A motorist said she crossed a center divider, hit a parked car without stopping, swerved, made a U-turn, and stopped at the curb. Police said she was passed out in her vehicle, got up, looked at an officer, attempted to drive off, stopped after a brief pursuit, appeared to be under the influence of alcohol, and was unable to complete a field sobriety test.

She was taken to jail, where she allegedly grabbed a jailer’s arm so hard as to cause visible welts. Wilkinson denied attacking the jailer, pointing to a videotape of the jailing that she said exonerated her, and claimed that someone had secretly placed the date-rape drug Rohypnol into her drink prior to the incident leading to her arrest.

She was convicted of violating Sec. 243.1, which makes a battery on a custodial officer a felony when “the person committing the offense knows or reasonably should know that the victim is a custodial officer engaged in the performance of his or her duties, and the custodial officer is engaged in the performance of his or her duties.”

She was also convicted of two misdemeanors, drunk driving and hit-and-run.
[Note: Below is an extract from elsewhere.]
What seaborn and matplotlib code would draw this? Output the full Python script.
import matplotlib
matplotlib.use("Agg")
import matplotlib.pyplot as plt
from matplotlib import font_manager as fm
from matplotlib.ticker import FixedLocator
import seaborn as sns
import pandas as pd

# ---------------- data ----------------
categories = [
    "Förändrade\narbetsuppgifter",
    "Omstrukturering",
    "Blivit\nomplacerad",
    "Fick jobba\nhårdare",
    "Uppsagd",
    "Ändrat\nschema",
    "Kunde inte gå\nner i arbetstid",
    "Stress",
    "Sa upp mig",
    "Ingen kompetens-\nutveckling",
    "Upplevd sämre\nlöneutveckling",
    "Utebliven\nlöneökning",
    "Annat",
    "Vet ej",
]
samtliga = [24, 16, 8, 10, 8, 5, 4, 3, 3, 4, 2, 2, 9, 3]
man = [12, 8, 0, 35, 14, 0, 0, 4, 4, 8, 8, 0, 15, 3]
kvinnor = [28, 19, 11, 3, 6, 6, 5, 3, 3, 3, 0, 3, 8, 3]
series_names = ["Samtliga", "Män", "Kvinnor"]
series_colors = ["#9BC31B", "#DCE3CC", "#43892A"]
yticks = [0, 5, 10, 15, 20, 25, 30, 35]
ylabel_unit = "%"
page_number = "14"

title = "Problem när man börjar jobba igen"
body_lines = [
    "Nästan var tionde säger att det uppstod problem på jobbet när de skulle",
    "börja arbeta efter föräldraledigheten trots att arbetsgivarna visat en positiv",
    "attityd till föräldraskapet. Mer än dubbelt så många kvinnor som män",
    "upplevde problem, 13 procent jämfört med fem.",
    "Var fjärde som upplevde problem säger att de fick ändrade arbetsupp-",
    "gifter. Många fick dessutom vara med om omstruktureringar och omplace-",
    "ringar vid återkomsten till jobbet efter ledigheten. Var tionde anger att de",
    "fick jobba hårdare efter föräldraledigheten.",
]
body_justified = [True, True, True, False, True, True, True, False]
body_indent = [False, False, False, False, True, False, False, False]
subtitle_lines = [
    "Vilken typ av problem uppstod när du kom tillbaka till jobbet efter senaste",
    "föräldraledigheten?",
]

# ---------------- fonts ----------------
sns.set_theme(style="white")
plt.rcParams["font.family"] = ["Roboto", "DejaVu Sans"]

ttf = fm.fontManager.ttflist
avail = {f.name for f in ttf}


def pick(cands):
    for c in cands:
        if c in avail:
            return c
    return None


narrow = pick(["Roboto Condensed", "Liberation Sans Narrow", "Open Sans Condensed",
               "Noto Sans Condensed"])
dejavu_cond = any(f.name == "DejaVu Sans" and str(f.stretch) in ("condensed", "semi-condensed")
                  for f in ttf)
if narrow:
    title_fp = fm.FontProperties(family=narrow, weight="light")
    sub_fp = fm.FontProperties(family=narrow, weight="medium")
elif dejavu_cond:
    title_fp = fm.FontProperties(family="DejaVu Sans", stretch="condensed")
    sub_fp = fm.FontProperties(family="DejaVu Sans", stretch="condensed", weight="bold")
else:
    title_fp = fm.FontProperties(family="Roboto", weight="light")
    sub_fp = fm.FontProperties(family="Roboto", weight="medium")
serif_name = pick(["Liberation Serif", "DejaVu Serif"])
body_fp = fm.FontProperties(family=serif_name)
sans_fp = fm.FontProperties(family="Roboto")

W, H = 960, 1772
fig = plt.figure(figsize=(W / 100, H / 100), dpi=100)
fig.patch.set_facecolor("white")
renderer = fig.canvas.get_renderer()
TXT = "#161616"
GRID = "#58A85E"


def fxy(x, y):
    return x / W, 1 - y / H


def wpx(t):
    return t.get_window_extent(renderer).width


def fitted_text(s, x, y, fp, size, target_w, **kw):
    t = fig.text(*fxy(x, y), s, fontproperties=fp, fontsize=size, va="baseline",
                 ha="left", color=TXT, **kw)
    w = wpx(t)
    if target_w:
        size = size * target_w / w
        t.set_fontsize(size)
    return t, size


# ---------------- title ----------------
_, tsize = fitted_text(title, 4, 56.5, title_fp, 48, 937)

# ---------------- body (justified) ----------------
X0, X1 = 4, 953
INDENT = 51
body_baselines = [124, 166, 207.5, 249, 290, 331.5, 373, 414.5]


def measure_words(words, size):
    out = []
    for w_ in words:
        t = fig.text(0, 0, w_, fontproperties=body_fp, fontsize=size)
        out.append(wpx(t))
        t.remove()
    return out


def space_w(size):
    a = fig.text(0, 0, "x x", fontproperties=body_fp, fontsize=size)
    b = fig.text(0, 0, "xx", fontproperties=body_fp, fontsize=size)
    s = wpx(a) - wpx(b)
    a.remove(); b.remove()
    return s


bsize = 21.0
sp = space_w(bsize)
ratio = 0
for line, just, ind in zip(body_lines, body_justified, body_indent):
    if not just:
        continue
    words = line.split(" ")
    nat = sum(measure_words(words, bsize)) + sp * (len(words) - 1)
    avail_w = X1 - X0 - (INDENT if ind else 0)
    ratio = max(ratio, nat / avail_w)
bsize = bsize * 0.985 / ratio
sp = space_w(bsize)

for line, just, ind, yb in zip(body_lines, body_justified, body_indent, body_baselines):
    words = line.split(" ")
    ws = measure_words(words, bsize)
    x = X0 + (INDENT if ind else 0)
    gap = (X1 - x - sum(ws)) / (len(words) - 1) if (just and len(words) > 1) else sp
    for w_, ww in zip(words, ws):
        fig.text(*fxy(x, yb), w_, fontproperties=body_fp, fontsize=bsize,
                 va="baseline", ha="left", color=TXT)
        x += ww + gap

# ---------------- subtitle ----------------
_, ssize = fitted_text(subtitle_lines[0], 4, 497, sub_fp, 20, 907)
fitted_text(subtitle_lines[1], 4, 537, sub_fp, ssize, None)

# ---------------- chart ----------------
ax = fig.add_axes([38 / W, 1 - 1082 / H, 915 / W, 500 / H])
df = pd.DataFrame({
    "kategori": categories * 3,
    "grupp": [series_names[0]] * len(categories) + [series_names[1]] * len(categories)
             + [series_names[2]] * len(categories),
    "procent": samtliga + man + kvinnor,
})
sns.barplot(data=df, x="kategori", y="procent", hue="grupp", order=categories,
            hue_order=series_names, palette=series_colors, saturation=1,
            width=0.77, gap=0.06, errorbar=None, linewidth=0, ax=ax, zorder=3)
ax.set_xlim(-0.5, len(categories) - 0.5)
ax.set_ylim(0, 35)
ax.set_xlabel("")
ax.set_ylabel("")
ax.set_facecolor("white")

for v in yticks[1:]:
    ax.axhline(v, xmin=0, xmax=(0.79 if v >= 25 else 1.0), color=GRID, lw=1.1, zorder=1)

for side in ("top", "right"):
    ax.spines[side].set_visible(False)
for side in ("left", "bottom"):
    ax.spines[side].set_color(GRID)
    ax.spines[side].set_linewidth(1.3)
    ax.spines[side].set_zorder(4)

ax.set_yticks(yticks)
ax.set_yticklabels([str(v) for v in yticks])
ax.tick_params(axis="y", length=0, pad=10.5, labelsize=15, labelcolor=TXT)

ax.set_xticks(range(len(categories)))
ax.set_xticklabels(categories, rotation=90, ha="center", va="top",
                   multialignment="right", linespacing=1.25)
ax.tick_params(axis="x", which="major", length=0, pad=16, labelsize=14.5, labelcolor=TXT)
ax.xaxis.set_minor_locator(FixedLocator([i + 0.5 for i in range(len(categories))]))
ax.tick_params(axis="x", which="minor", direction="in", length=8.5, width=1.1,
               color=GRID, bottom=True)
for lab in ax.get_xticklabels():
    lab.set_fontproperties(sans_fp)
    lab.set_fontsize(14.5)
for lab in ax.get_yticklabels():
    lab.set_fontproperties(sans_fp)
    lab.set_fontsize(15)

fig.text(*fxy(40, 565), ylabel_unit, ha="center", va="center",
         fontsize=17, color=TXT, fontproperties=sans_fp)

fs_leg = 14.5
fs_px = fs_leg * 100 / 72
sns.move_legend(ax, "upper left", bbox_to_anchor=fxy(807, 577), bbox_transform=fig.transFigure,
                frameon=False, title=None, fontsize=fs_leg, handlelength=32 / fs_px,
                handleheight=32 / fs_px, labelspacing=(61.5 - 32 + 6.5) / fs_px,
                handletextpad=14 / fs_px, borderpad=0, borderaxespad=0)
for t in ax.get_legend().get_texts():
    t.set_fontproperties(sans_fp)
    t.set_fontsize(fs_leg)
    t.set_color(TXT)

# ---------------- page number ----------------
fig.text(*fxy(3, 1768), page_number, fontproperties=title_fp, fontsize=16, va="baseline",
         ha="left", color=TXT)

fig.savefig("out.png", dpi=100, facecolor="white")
Los Angeles Superior Court Judge Stephen Suzukawa sentenced her to 180 days in jail.

Justice Reuben Ortega, writing for the Court of Appeal, said the statutory scheme is irrational because the same conduct that is made a felony by Sec. 243.1 is made a straight misdemeanor by Sec. 243(b), while Sec. 243(c) says that if a custodial officer is battered, and the defendant knows that the officer is performing his or her duties, “and an injury is inflicted on that victim,” the crime is a wobbler.
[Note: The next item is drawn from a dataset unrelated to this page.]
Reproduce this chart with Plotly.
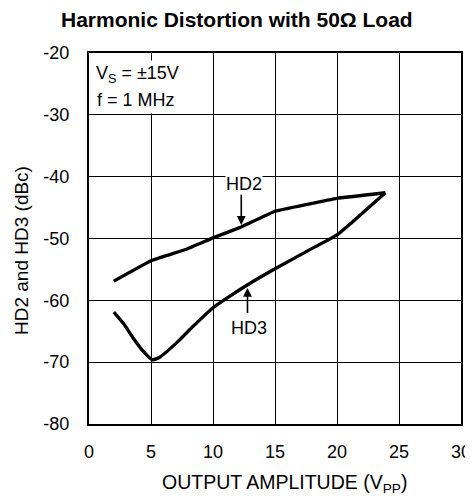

George saw it differently, however.

“A rational basis for these statutes exists; the Legislature reasonably could have concluded that reduction of the section 243.1 offense is not appropriate in cases of a battery on a custodial officer that is deemed serious enough by the prosecutor to warrant felony prosecution under the latter statute,” the chief justice reasoned. “As the Legislature properly may eliminate a trial court’s discretion to dismiss an action or strike an allegation in furtherance of justice...so too may it (by defining an offense as a straight felony)pdeny a trial court discretion to reduce an offense to a misdemeanor.”
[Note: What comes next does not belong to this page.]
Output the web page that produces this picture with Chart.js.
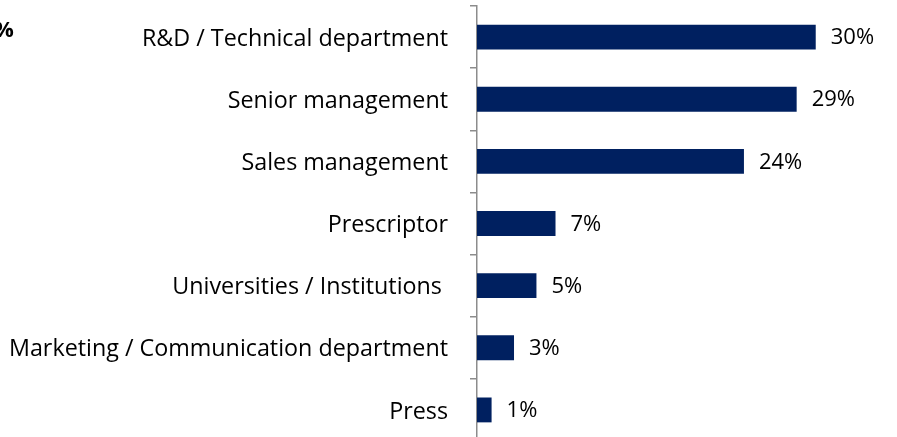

 Justice Joyce L. Kennard dissented as to that issue, explaining:

“Although battery on a custodial officer with injury is on its face more egregious that battery on a custodial officer without injury, it carries a lesser minimum penalty (it may be punished as a misdemeanor) and the same maximum penalty. In this respect, the statutory scheme lacks any rational basis, in my view, and thereby violates the constitutional guarantee of equal protection of the laws.”

The Court of Appeal ruling that Wilkinson was entitled to a hearing in her bid to bring in evidence that she passed a polygraph test concerning the circumstances of the alleged battery was error, George wrote for all seven justices.

Evidence Code Sec. 351.1, which categorically excludes polygraph evidence in criminal cases absent a stipulation, takes precedence over the common law Kelly/Frye rule allowing scientific evidence to be admitted if it is based on methodology considered reliable in the relevant scientific community, the chief justice wrote.

The chief justice also rejected the argument that application of the categorical exclusion to Wilkinson violated her constitutional due process right to present relevant evidence in her defense.

The U.S. Supreme Court, George explained, has held that the application of state evidentiary rules to exclude evidence that is reliable and supports a “substantial interest” of the accused—such as hearsay evidence implicating someone else as the perpetrator—violates due process.

The evidence offered by Wilkinson did not have to be admitted, George said, because there is substantial division over the reliability of polygraph evidence and because Wilkinson’s interest in using such evidence solely to bolster her credibility does not rise to the required level of substantiality.

Two San Diego attorneys, Anthony J. Dain and Eric R. Larson, argued for the defendant in the Supreme Court; Deputy Attorney General Thomas C. Hsieh argued for the state.

The case is People v. Wilkinson, 04 S.O.S. 3983.